Cheim & Read is pleased to announce an exhibition of recent paintings by the Spanish artist Juan Uslé. The show is accompanied by a full color, limited edition catalogue with an essay by John Yau. Juan Uslé has been showing with Cheim & Read since 1997; his last exhibition with the gallery was in 2002. Uslé has been the subject of major retrospectives at the Centro de Arte Contemporáneo Málaga in 2007 and the Museo Nacional Centro de Arte Reina Sofia in 2003.

Internationally recognized and widely exhibited, Uslé was born in Santander, Spain, in 1954 and studied art in Valencia. He now spends time in both New York City and Cantabria, not far from his childhood home. Uslé moved to New York in the 1980s, heeding the advice and encouragement of supportive dealers and curators, and began exhibiting soon after. He arrived speaking very little English, and no prior experience with the city. The structured grid of New York, usurped by the chaos of its inhabitants, traffic and energy, was to be a huge influence on his work and is still evident in the organic geometry of his compositions. The sense of discovery that accompanies one’s experience of a new and exciting place is similar to the sense of discovery one finds in Uslé’s paintings. His painting process—a slow, incremental construction of color, light and space—is itself an act of discovery, a search for organized compositional elements while allowing for the emergence of the unexpected.

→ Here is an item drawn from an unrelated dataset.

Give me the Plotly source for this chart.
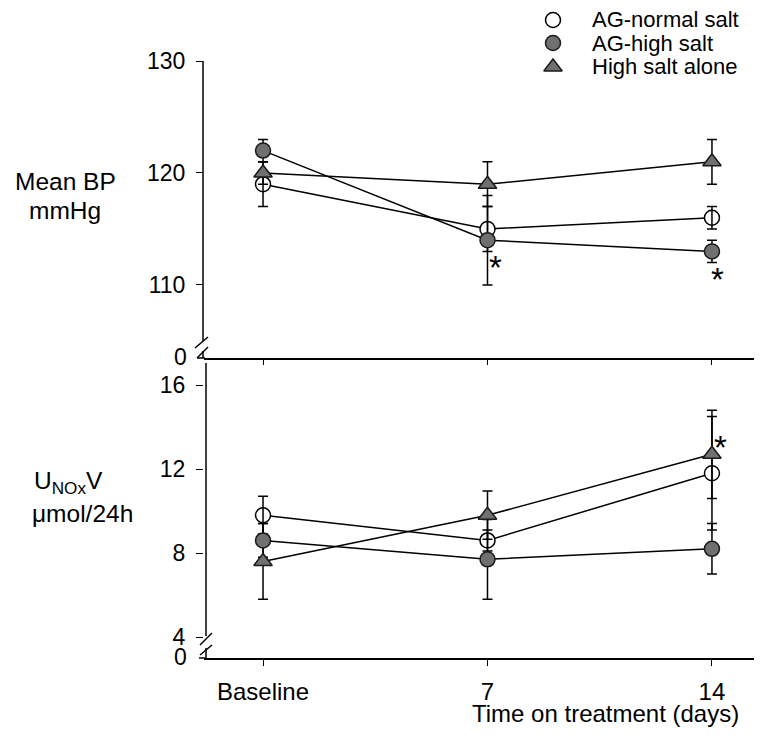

Though abstract, Uslé’s work is infiltrated with the sensation of reality, of time, space and gravity. Painting is not simply about the concepts of painting itself, but about painting as an element intrinsically connected to a larger understanding. As Uslé says, “I’m very interested in the language of painting, but to me it’s extremely necessary to put in something else. It’s my way of dealing with experience. What I read, what I see, what I think—all these things are in there.” John Yau elaborates in his essay for the catalogue: “As usual, there are no painterly tricks and nothing fancy. At no point has the artist resorted to perspective or familiar forms of depiction. Everything is abstract and made in the most straightforward manner. The paint goes from being thinly applied, with veils of color layered together, to solid shapes, bands, and lines. One senses that the painting was built up slowly, and that the artist was led by an unpredictable combination of his imagination and memory. Choice and accident go hand in hand in Uslé’s paintings, with neither being privileged over the other.”